Activists have been pushing to end US support for the war in Yemen, where 80 percent of the population is surviving on aid in what the United Nations calls the world’s worst humanitarian crisis.
The decision reverses former president Donald Trump’s policy of providing logistical assistance and selling huge amounts of advanced weaponry such as precision-guided bombs.
The Trump administration defended support for the Saudis as a way to create US defense jobs and to hit back at arch-enemy Iran, which backs Huthi rebels who have overtaken much of Yemen.
Secretary of State Antony Blinken has said he will quickly revisit Trump’s last-minute decision to designate the Huthis as a terrorist group — a move that aid groups warns will effectively criminalize vital humanitarian work.
In Yemen, senior political official Hamid Assem voiced hope that Biden’s plan will mark the end of a six-year war that has left tens of thousands dead.
“The Biden administration saw that the war in Yemen carries a heavy cost and that America’s reputation has been tarnished by the killing of the people of Yemen,” he told AFP.
Signalling Washington’s new approach to the war, the Biden administration is also appointing a special envoy on Yemen, veteran diplomat Timothy Lenderking, said a person familiar with the matter.
Biden will also put on hold plans set in motion by Trump to reduce the US troop presence in Germany, which has been a cornerstone of NATO security since the start of the Cold War.
“Today (Biden) will announce… a global force posture review and during the pendency of that review will freeze any troop redeployments from Germany,” Sullivan said.
Trump’s decision was seen as linked to his tense relationship with Germany and the European Union over trade issues, but sparked concerns that he was weakening the West’s security in the face of a resurgent Russia.
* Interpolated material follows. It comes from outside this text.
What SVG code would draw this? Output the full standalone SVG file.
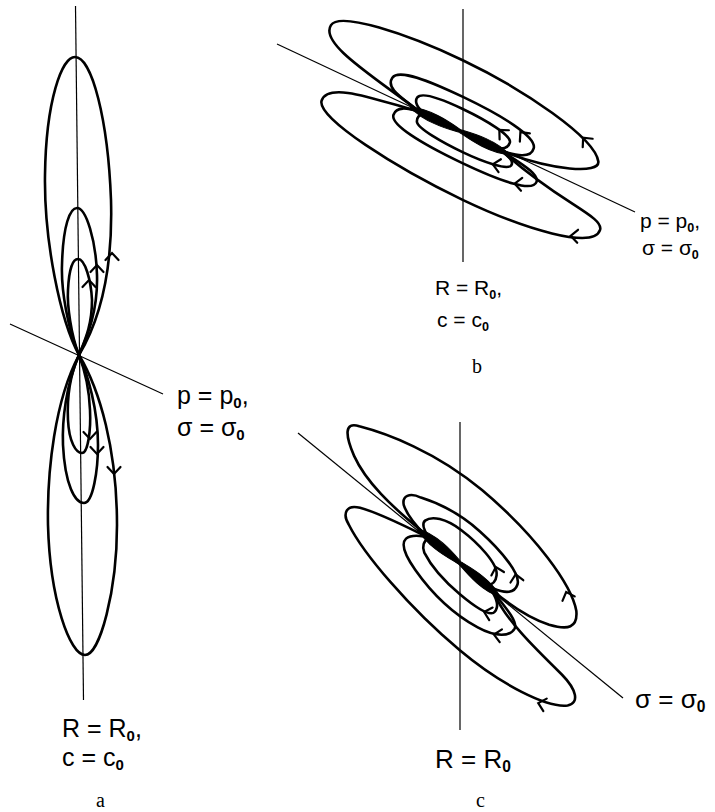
<svg xmlns="http://www.w3.org/2000/svg" width="715" height="812" viewBox="0 0 715 812">
<style>
.loop{fill:none;stroke:#000;stroke-width:2.6;stroke-linejoin:round;stroke-linecap:round}
.axis{fill:none;stroke:#000;stroke-width:1.2}
.arr{fill:none;stroke:#000;stroke-width:2.2;stroke-linecap:round;stroke-linejoin:miter}
.spin{fill:#000;stroke:#000;stroke-width:1}
.lbl{font-family:"Liberation Sans","DejaVu Sans",sans-serif;fill:#000}
.sub{font-size:60%;font-weight:bold}
.cap{font-family:"Liberation Serif","DejaVu Serif",serif;font-size:20px;fill:#000}
</style>
<defs>
<path id="chev" d="M -7,-6.5 L 0,0 L -7,6.5"/>
</defs>
<rect width="715" height="812" fill="#fff"/>

<!-- Panel a -->
<g id="panel-a">
  <g id="a-axes">
    <line class="axis" x1="75.5" y1="6" x2="83.5" y2="700"/>
    <line class="axis" x1="10" y1="324" x2="163" y2="394"/>
  </g>
  <g id="a-loops">
    <path class="loop" d="M 79,355 C 60,320 44,240 45,175 C 46,100 62,57 75,57 C 92,57 108,120 111,200 C 113,270 100,320 79,355 Z"/>
    <path class="loop" d="M 79,355 C 68,330 61,290 62,265 C 63,225 70,208 77,208 C 86,208 96,240 97,275 C 98,310 88,335 79,355 Z"/>
    <path class="loop" d="M 79,355 C 71,335 67,305 68,290 C 69,268 73,259 78,259 C 85,259 91,280 92,300 C 92,325 85,340 79,355 Z"/>
    <path class="loop" d="M 79,355 C 70,375 67,400 68,420 C 69,442 76,453 82,453 C 88,453 91,430 90,410 C 89,385 84,368 79,355 Z"/>
    <path class="loop" d="M 79,355 C 66,385 62,420 63,445 C 65,485 75,503 84,503 C 93,503 98,470 98,445 C 98,410 88,375 79,355 Z"/>
    <path class="loop" d="M 79,355 C 55,400 47,470 48,525 C 50,600 70,655 85,655 C 100,655 117,590 117,525 C 117,450 100,390 79,355 Z"/>
  </g>
  <g id="a-arrows">
    <use href="#chev" class="arr" transform="translate(112,253) rotate(-90)"/>
    <use href="#chev" class="arr" transform="translate(97,265) rotate(-90)"/>
    <use href="#chev" class="arr" transform="translate(89,280) rotate(-90)"/>
    <use href="#chev" class="arr" transform="translate(90,439) rotate(90)"/>
    <use href="#chev" class="arr" transform="translate(97,454) rotate(90)"/>
    <use href="#chev" class="arr" transform="translate(114,474) rotate(90)"/>
  </g>
  <g id="a-labels">
    <text class="lbl" x="177" y="404" font-size="25">p = p<tspan class="sub" dy="4">0</tspan><tspan dy="-4">,</tspan></text>
    <text class="lbl" x="177" y="436" font-size="25">σ = σ<tspan class="sub" dy="4">0</tspan></text>
    <text class="lbl" x="62" y="737" font-size="25">R = R<tspan class="sub" dy="4">0</tspan><tspan dy="-4">,</tspan></text>
    <text class="lbl" x="62" y="766" font-size="25">c = c<tspan class="sub" dy="4">0</tspan></text>
    <text class="cap" x="96" y="807">a</text>
  </g>
</g>

<!-- Panel b -->
<g id="panel-b">
  <g id="b-axes">
    <line class="axis" x1="463" y1="9" x2="463" y2="262"/>
    <line class="axis" x1="277" y1="44" x2="635" y2="212"/>
  </g>
  <g id="b-loops" transform="translate(460,131) rotate(25.5)">
    <path class="loop" d="M -45,0 C -100,-12 -165,-18 -162,-40 C -160,-56 -90,-65 -28,-65 C 40,-65 125,-52 138,-32 C 145,-21 100,-4 47,0"/>
    <path class="loop" d="M -45,0 C -90,8 -140,12 -138,32 C -136,50 -40,61 32,61 C 100,61 172,50 169,29 C 167,15 120,22 47,0"/>
    <path class="loop" d="M -45,0 C -65,-5 -86,-6 -84,-19 C -82,-30 -50,-32 -12,-32 C 30,-32 72,-28 74,-16 C 76,-5 60,-2 47,0"/>
    <path class="loop" d="M -45,0 C -58,2 -68,5 -67,14 C -66,24 -30,28 16,28 C 60,28 92,24 91,13 C 90,4 65,3 47,0"/>
    <path class="loop" d="M -40,0 C -48,-3 -54,-6 -53,-12 C -51,-19 -30,-21 -7,-21 C 20,-21 49,-18 50,-11 C 51,-4 45,-2 40,0"/>
    <path class="loop" d="M -40,0 C -44,3 -45,6 -43,10 C -40,16 -10,18 12,18 C 35,18 60,15 61,9 C 62,4 55,2 45,0"/>
    <path class="spin" d="M -55,0 C -35,-8 -10,-3 0,-1.5 C 10,-3 35,-8 55,0 C 35,8 10,3 0,1.5 C -10,3 -35,8 -55,0 Z"/>
    <use href="#chev" class="arr" transform="translate(114,-47) rotate(204)"/>
    <use href="#chev" class="arr" transform="translate(55,-25) rotate(205)"/>
    <use href="#chev" class="arr" transform="translate(35,-18) rotate(200)"/>
    <use href="#chev" class="arr" transform="translate(145,47) rotate(158)"/>
    <use href="#chev" class="arr" transform="translate(72,24) rotate(160)"/>
    <use href="#chev" class="arr" transform="translate(44,16) rotate(165)"/>
  </g>
  <g id="b-labels">
    <text class="lbl" x="640" y="228" font-size="21">p = p<tspan class="sub" dy="4">0</tspan><tspan dy="-4">,</tspan></text>
    <text class="lbl" x="642" y="255" font-size="21">σ = σ<tspan class="sub" dy="4">0</tspan></text>
    <text class="lbl" x="435" y="295" font-size="21">R = R<tspan class="sub" dy="4">0</tspan><tspan dy="-4">,</tspan></text>
    <text class="lbl" x="437" y="327" font-size="21">c = c<tspan class="sub" dy="4">0</tspan></text>
    <text class="cap" x="472" y="373">b</text>
  </g>
</g>

<!-- Panel c -->
<g id="panel-c">
  <g id="c-axes">
    <line class="axis" x1="460" y1="422" x2="460" y2="730"/>
    <line class="axis" x1="298" y1="433" x2="623" y2="698"/>
  </g>
  <g id="c-loops" transform="translate(460,563) rotate(40)">
    <path class="loop" d="M -45,0 C -90,1 -125,-2 -150,-14 C -170,-24 -180,-34 -165,-40 C -140,-52 -90,-70 -30,-70 C 40,-70 100,-55 120,-38 C 132,-26 126,-18 108,-10 C 90,-3 70,0 45,0"/>
    <path class="loop" d="M -45,2 C -70,8 -95,14 -112,22 C -125,28 -122,38 -110,42 C -80,55 -10,67 56,67 C 110,67 160,55 174,40 C 182,30 170,22 150,20 C 110,17 70,14 45,1"/>
    <path class="loop" d="M -45,1 C -55,0 -70,-2 -80,-8 C -88,-14 -84,-22 -72,-25 C -55,-32 -30,-38 -5,-37 C 25,-36 55,-30 58,-20 C 61,-12 55,-6 42,-2"/>
    <path class="loop" d="M -45,3 C -50,6 -56,10 -57,16 C -58,24 -45,30 -30,34 C 0,42 30,43 55,38 C 75,34 86,24 84,15 C 82,8 65,5 45,1"/>
    <path class="loop" d="M -42,0 C -48,-2 -55,-5 -54,-10 C -52,-18 -40,-25 -20,-26 C 0,-27 30,-24 36,-14 C 40,-8 38,-3 35,0"/>
    <path class="loop" d="M -40,2 C -42,6 -40,12 -34,15 C -20,21 0,24 20,24 C 40,24 58,22 58,15 C 58,9 52,4 42,1"/>
    <path class="spin" d="M -55,1 C -35,-8 -10,-3 0,-1.5 C 10,-3 35,-8 52,0 C 35,8 10,3 0,1.5 C -10,3 -35,9 -55,1 Z"/>
    <use href="#chev" class="arr" transform="translate(100,-46) rotate(210)"/>
    <use href="#chev" class="arr" transform="translate(50,-27) rotate(220)"/>
    <use href="#chev" class="arr" transform="translate(30,-20) rotate(215)"/>
    <use href="#chev" class="arr" transform="translate(150,57) rotate(155)"/>
    <use href="#chev" class="arr" transform="translate(72,33) rotate(150)"/>
    <use href="#chev" class="arr" transform="translate(50,22) rotate(155)"/>
  </g>
  <g id="c-labels">
    <text class="lbl" x="635" y="708" font-size="26">σ = σ<tspan class="sub" dy="4">0</tspan></text>
    <text class="lbl" x="435" y="768" font-size="26">R = R<tspan class="sub" dy="4">0</tspan></text>
    <text class="cap" x="476" y="807">c</text>
  </g>
</g>
</svg>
Biden has quickly toughened Washington’s posture toward Moscow.
He is blaming the Kremlin for a massive cyber attack and US presidential election meddling, and also calling out Russia over the jailing of Alexei Navalny, one of the few remaining opponents of President Vladimir Putin.
Blinken raised Navalny’s poisoning last year as well as the imprisonment of two Americans during a call Thursday with Russian Foreign Minister Sergei Lavrov, the State Department said.
In excerpts of the speech released by the White House, Biden will call for renewed alliance-building and US leadership on the world stage following Trump’s tumultuous four years.
“Over the past two weeks, I’ve spoken with the leaders of many of our closest friends — Canada, Mexico, the UK, Germany, France, NATO, Japan, South Korea and Australia — to begin re-forming the habits of cooperation and rebuilding the muscles of democratic alliances that have atrophied from four years of neglect and abuse,” Biden was to say.
“America’s alliances are among our greatest assets. And leading with diplomacy means standing shoulder to shoulder with our allies and key partners once more.”